DATA LINES =
----------------------------------------

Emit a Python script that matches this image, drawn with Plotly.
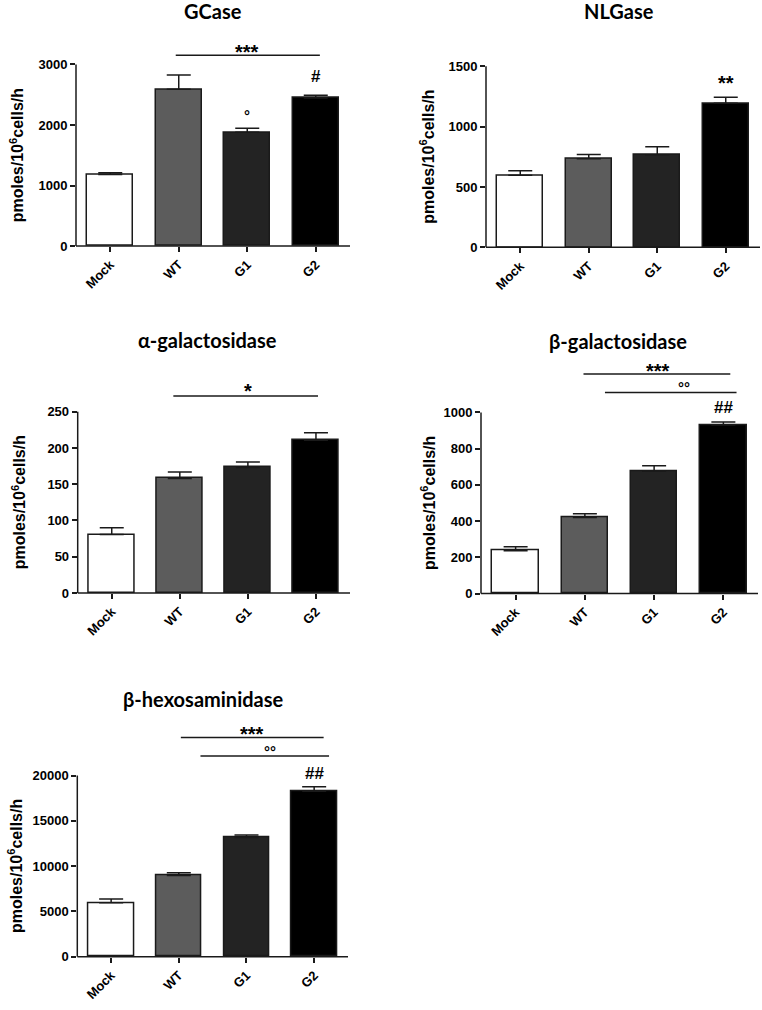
import plotly.graph_objects as go

# ---------------- data ----------------
categories = ["Mock", "WT", "G1", "G2"]

gcase_mean = [1180, 2590, 1880, 2445]
gcase_sem = [30, 235, 65, 45]
gcase_ticks = [0, 1000, 2000, 3000]

nlgase_mean = [596, 733, 766, 1193]
nlgase_sem = [39, 36, 66, 50]
nlgase_ticks = [0, 500, 1000, 1500]

agal_mean = [80.5, 158, 173, 210.5]
agal_sem = [9.5, 9, 7.5, 10.5]
agal_ticks = [0, 50, 100, 150, 200, 250]

bgal_mean = [237, 420, 675, 931]
bgal_sem = [22, 20, 31, 16]
bgal_ticks = [0, 200, 400, 600, 800, 1000]

bhex_mean = [5950, 8950, 13150, 18250]
bhex_sem = [420, 320, 290, 510]
bhex_ticks = [0, 5000, 10000, 15000, 20000]

panel_titles = ["GCase", "NLGase", "α-galactosidase", "β-galactosidase", "β-hexosaminidase"]
y_title = "pmoles/10<sup>6</sup>cells/h"

# ---------------- style / layout ----------------
W, H = 762, 1010
bar_colors = ["#ffffff", "#5c5c5c", "#232323", "#000000"]
INK = "#1a1a1a"
SANS = "Liberation Sans, Arial, sans-serif"
TICK_FONT = dict(family=SANS, size=13, color="black", weight="bold")
TITLE_FONT = dict(family="Lato, Open Sans, sans-serif", size=20, color="black", weight="bold")
YT_FONT = dict(family=SANS, size=16, color="black", weight="bold")
# symbol -> (font size, vertical shift to centre the glyph)
SIG_STYLE = {"*": (20, -5), "°": (15, -3), "#": (17, 0)}

panels = [
    dict(mean=gcase_mean, sem=gcase_sem, ticks=gcase_ticks, x0=76, x1=350, zero=248, top=65, head=35,
         title_xy=(213, 11), ytx=17,
         lines=[(0.956, 3.06, 3152)],
         texts=[("***", 2.0, 3295), ("°", 2.0, 2213), ("#", 3.0, 2795)]),
    dict(mean=nlgase_mean, sem=nlgase_sem, ticks=nlgase_ticks, x0=486, x1=760, zero=249.3, top=66.7, head=40,
         title_xy=(619, 11), ytx=427,
         lines=[],
         texts=[("**", 3.0, 1399)]),
    dict(mean=agal_mean, sem=agal_sem, ticks=agal_ticks, x0=77.7, x1=350, zero=597.7, top=415, head=370,
         title_xy=(207, 343), ytx=19,
         lines=[(0.905, 3.03, 271.6)],
         texts=[("*", 2.0, 285)]),
    dict(mean=bgal_mean, sem=bgal_sem, ticks=bgal_ticks, x0=481, x1=758, zero=598.3, top=415.7, head=360,
         title_xy=(618, 344), ytx=428,
         lines=[(0.98, 3.10, 1212), (1.29, 3.19, 1110)],
         texts=[("***", 2.05, 1256), ("°°", 2.43, 1152), ("##", 3.0, 1027)]),
    dict(mean=bhex_mean, sem=bhex_sem, ticks=bhex_ticks, x0=77.3, x1=348, zero=964.3, top=781.7, head=725,
         title_xy=(203, 705), ytx=15,
         lines=[(1.03, 3.14, 24206), (1.32, 3.22, 22158)],
         texts=[("***", 2.08, 25115), ("°°", 2.34, 23000), ("##", 3.0, 20263)]),
]

fig = go.Figure()
annotations = []
shapes = []
xpos = list(range(len(categories)))

for i, (p, title) in enumerate(zip(panels, panel_titles)):
    n = "" if i == 0 else str(i + 1)
    xid, yid = "x" + n, "y" + n
    top_val = p["ticks"][-1]
    rtop = top_val * (p["zero"] - p["head"]) / (p["zero"] - p["top"])

    fig.add_trace(go.Bar(
        x=xpos, y=p["mean"], xaxis=xid, yaxis=yid, width=0.67,
        marker=dict(color=bar_colors, line=dict(color=INK, width=1.5)),
        error_y=dict(type="data", symmetric=False, array=p["sem"], arrayminus=[0] * len(p["sem"]),
                     color=INK, thickness=1.5, width=12),
        showlegend=False, hoverinfo="skip",
    ))
    for (a, b, yv) in p["lines"]:
        fig.add_trace(go.Scatter(x=[a, b], y=[yv, yv], xaxis=xid, yaxis=yid, mode="lines",
                                 line=dict(color=INK, width=1.5), showlegend=False, hoverinfo="skip"))
    for (t, xv, yv) in p["texts"]:
        size, shift = SIG_STYLE[t[0]]
        annotations.append(dict(text=t, x=xv, y=yv, xref=xid, yref=yid, showarrow=False,
                                xanchor="center", yanchor="middle", yshift=shift,
                                font=dict(family=SANS, size=size, color="black", weight="bold")))

    fig.layout["xaxis" + n] = dict(
        domain=[p["x0"] / W, p["x1"] / W], range=[-0.5, 3.5], anchor=yid,
        tickvals=xpos, ticktext=categories, tickangle=-45, tickfont=TICK_FONT,
        ticks="outside", ticklen=5, tickwidth=1.5, tickcolor=INK,
        showline=False, showgrid=False, zeroline=False,
    )
    fig.layout["yaxis" + n] = dict(
        domain=[1 - p["zero"] / H, 1 - p["head"] / H], range=[0, rtop], anchor=xid,
        tickvals=p["ticks"], tickformat="d", tickfont=TICK_FONT,
        ticks="outside", ticklen=5, tickwidth=1.5, tickcolor=INK,
        showline=False, showgrid=False, zeroline=False,
    )
    # axis lines (y axis stops at the top tick, x axis overlays the bar bottoms)
    shapes.append(dict(type="line", xref=xid + " domain", yref=yid + " domain",
                       x0=0, x1=0, y0=0, y1=top_val / rtop, line=dict(color=INK, width=1.5)))
    shapes.append(dict(type="line", xref=xid + " domain", yref=yid + " domain",
                       x0=0, x1=1, y0=0, y1=0, line=dict(color=INK, width=1.5)))

    tx, ty = p["title_xy"]
    annotations.append(dict(text=title, x=tx / W, y=1 - ty / H, xref="paper", yref="paper",
                            showarrow=False, xanchor="center", yanchor="middle", font=TITLE_FONT))
    mid = (p["zero"] + p["top"]) / 2
    annotations.append(dict(text=y_title, x=p["ytx"] / W, y=1 - mid / H, xref="paper", yref="paper",
                            showarrow=False, xanchor="center", yanchor="middle", textangle=-90,
                            font=YT_FONT))

fig.update_layout(
    width=W, height=H, margin=dict(l=0, r=0, t=0, b=0),
    paper_bgcolor="white", plot_bgcolor="white",
    annotations=annotations, shapes=shapes, bargap=0,
)

fig.write_html("out.html", config={"displayModeBar": False},
               post_script="document.body.style.margin='0px';document.body.style.padding='0px';")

----------------------------------------

TASK STATEMENT =
Every line from the top of the material above through the line with "gcase_ticks = [0, 1000, 2000, 3000]" should be duplicated exactly, please; leave out the pictures.

RIGHT ANSWER =
Emit a Python script that matches this image, drawn with Plotly.
import plotly.graph_objects as go

# ---------------- data ----------------
categories = ["Mock", "WT", "G1", "G2"]

gcase_mean = [1180, 2590, 1880, 2445]
gcase_sem = [30, 235, 65, 45]
gcase_ticks = [0, 1000, 2000, 3000]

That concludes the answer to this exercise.